Funds 108: Important fund documents, Part 1

You need three valuable fund documents, produced by the company running your mutual fund: The prospectus, the Statement of Additional Information, and the annual report.

By Morningstar.com

You've seen the advertisements in the papers ("Five Stars!") and the pundits on TV, identifying their hot new pick of the month. And you probably know one or two lucky co-workers who made a mint at some point after taking a chance on some fund or another. But you can't have missed the recent tales about the downfalls of yesterday's favorite fund shops, the management scandals, and the huge, risky bets that cost many investors their retirement dreams.

Clearly, the experience of the last five years suggests that investors need more than performance numbers and hot tips to judge a fund. Before parting with your money, you need to be able to answer questions such as: What is the fund's investment strategy? What are that strategy's risks? How much does the fund cost? How does this fit in with my goals? And who runs the thing, anyway?

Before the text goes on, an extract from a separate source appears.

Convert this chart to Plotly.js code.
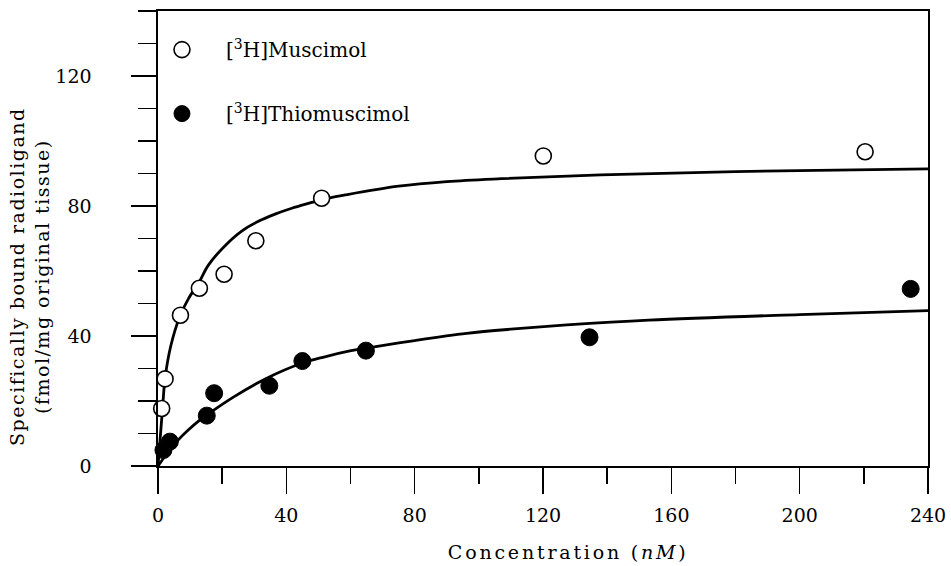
<!DOCTYPE html>
<html>
<head>
<meta charset="utf-8">
<script src="https://cdn.plot.ly/plotly-3.0.1.min.js"></script>
<style>
  html, body { margin: 0; padding: 0; background: #fff; }
  #chart { width: 951px; height: 566px; }
  g.annotation[data-index="1"] text { letter-spacing: 2.8px; }
  g.annotation[data-index="0"] text { letter-spacing: 1.5px; }
</style>
</head>
<body>
<div id="chart"></div>
<script>
// Measured data points
const muscimolX = [1.15, 2.2, 7.0, 12.9, 20.6, 30.5, 51, 120.1, 220.4];
const muscimolY = [17.7, 26.8, 46.4, 54.7, 59, 69.3, 82.4, 95.4, 96.7];
const thioX = [1.7, 3.7, 15.2, 17.5, 34.7, 45, 64.8, 134.5, 234.6];
const thioY = [4.9, 7.5, 15.5, 22.4, 24.7, 32.3, 35.5, 39.6, 54.5];

// Fitted curves
const muscimolFitX = [0, 1.45, 2.2, 4, 6.8, 9.5, 12.8, 15.7, 20.9, 26.1, 31.3, 36.5, 41.7, 47.9, 51, 58.3, 75, 90, 107, 138, 180, 240];
const muscimolFitY = [0, 18.2, 27, 37, 46, 51.5, 56.5, 61.8, 67.8, 72.3, 75.3, 77.5, 79.3, 81.1, 82, 83.4, 86.1, 87.5, 88.4, 89.6, 90.6, 91.4];
const thioFitX = [0, 3.7, 5.8, 9, 13.1, 15.2, 23.5, 33.9, 44.8, 52, 59.8, 65, 80, 96.2, 110, 127.4, 153, 200, 240];
const thioFitY = [0, 5, 7.5, 10.7, 14.2, 15.7, 21.2, 27, 31.6, 33.6, 35.4, 36.3, 38.6, 40.8, 42.1, 43.4, 44.9, 46.6, 47.8];

const seriesNames = ['[<sup>3</sup>H]Muscimol', '[<sup>3</sup>H]Thiomuscimol'];
const xTitle = 'Concentration (<i>nM</i>)';
const yTitle = 'Specifically bound radioligand<br>(fmol/mg original tissue)';

const FONT = 'DejaVu Serif, serif';

const traces = [
  { x: muscimolFitX, y: muscimolFitY, mode: 'lines', line: { color: '#000', width: 2.8, shape: 'spline', smoothing: 1 }, showlegend: false, hoverinfo: 'skip' },
  { x: thioFitX, y: thioFitY, mode: 'lines', line: { color: '#000', width: 2.8, shape: 'spline', smoothing: 1 }, showlegend: false, hoverinfo: 'skip' },
  { x: muscimolX, y: muscimolY, mode: 'markers', name: seriesNames[0], legendgroup: 'a',
    marker: { symbol: 'circle', size: 16, color: '#fff', line: { color: '#000', width: 1.6 } }, cliponaxis: false },
  { x: thioX, y: thioY, mode: 'markers', name: seriesNames[1], legendgroup: 'b',
    marker: { symbol: 'circle', size: 17, color: '#000', line: { color: '#000', width: 1 } }, cliponaxis: false }
];

const layout = {
  width: 951, height: 566,
  margin: { l: 158, r: 23, t: 11, b: 100 },
  paper_bgcolor: '#fff', plot_bgcolor: '#fff',
  font: { family: FONT, color: '#000', size: 19 },
  showlegend: true,
  legend: {
    x: -0.026, y: 0.958, xanchor: 'left', yanchor: 'top',
    bgcolor: 'rgba(0,0,0,0)', borderwidth: 0,
    font: { family: FONT, size: 20, color: '#000' },
    traceorder: 'grouped', tracegroupgap: 35, itemwidth: 78
  },
  xaxis: {
    range: [0, 240], showgrid: false, zeroline: false,
    showline: true, linecolor: '#000', linewidth: 1.6, mirror: true,
    ticks: 'outside', tickmode: 'linear', tick0: 0, dtick: 40,
    ticklen: 26, tickwidth: 1.5, tickcolor: '#000',
    ticklabelstandoff: 6,
    minor: { tickmode: 'linear', tick0: 0, dtick: 20, ticks: 'outside', ticklen: 16, tickwidth: 1.5, tickcolor: '#000', showgrid: false },
    tickfont: { family: FONT, size: 19, color: '#000' }
  },
  yaxis: {
    range: [0, 140], showgrid: false, zeroline: false,
    showline: true, linecolor: '#000', linewidth: 1.6, mirror: true,
    ticks: 'outside', tickmode: 'linear', tick0: 0, dtick: 40,
    ticklen: 25, tickwidth: 1.5, tickcolor: '#000',
    ticklabelstandoff: 36,
    minor: { tickmode: 'linear', tick0: 0, dtick: 10, ticks: 'outside', ticklen: 18, tickwidth: 1.5, tickcolor: '#000', showgrid: false },
    tickfont: { family: FONT, size: 19, color: '#000' }
  },
  annotations: [
    { text: yTitle, xref: 'paper', yref: 'paper', x: -0.1675, y: 0.415, xanchor: 'center', yanchor: 'middle',
      textangle: -90, showarrow: false, font: { family: FONT, size: 19, color: '#000' } },
    { text: xTitle, xref: 'paper', yref: 'paper', x: 0.533, y: -0.189, xanchor: 'center', yanchor: 'middle',
      showarrow: false, font: { family: FONT, size: 19, color: '#000' } }
  ]
};

Plotly.newPlot('chart', traces, layout, { staticPlot: true, displayModeBar: false });
</script>
</body>
</html>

In order to answer these questions you need three valuable fund documents, produced by the company running your mutual fund: the prospectus, the Statement of Additional Information, and the annual report. When you request an information kit from a fund family, you'll usually receive the prospectus and the most recent shareholder report. (Many fund companies also make these documents available on their Web sites.) These documents are packed with legal jargon, convoluted sentences, and boilerplate information in order to fulfill the Securities and Exchange Commission's disclosure requirements and to protect the funds from legal liability. The language can be tremendously intimidating -- and reading it is dull work. But these documents are vital for mutual fund investors.

Here's how to get what you need from the prospectus and the Statement of Additional Information. (We'll cover the annual shareholder report in our next lesson.)

The prospectus

The prospectus tells you how to open an account (including minimum-investment requirements), how to purchase or redeem shares, and how to contact shareholder services.

It also details six aspects of the fund that you need to know about before you decide to buy shares.

1. Investment objective. The investment objective is the mutual fund's purpose. Is the fund seeking to make money over a long-term period? Or is it trying to provide its shareholders regular income each month? If you're investing for your young child's education, you'll want the former. If you're looking for a monthly dividend check, you'll want the latter. But investment objectives are often vague. That's why you'll want to check out the next section.

2. Strategy. The prospectus also describes the types of stocks, bonds, or other securities in which the fund plans to invest. (It does not list the exact stocks that the fund owns, though.) Stock funds spell out what kinds of companies they look for, such as small, fast-growing businesses or big, well-established corporations. Bond funds specify what sorts of bonds they generally hold, such as Treasury or corporate bonds. If the fund can invest in foreign securities, the prospectus says so. Most (but not all) restrictions placed on the fund are also mentioned here, including references to short selling, leveraged purchases, and so on.

3. Risks. This section may be the most important part of the prospectus, but it's generally written in very broad language. Every investment has risks associated with it, and a prospectus must explain these risks. For instance, a prospectus for a fund that invests in emerging markets will reveal that the fund is likely to be riskier than a fund that invests in developed countries. Bond-fund prospectuses typically discuss the credit quality of the bonds in the fund's portfolio, as well as how a change in interest rates might affect the value of its holdings.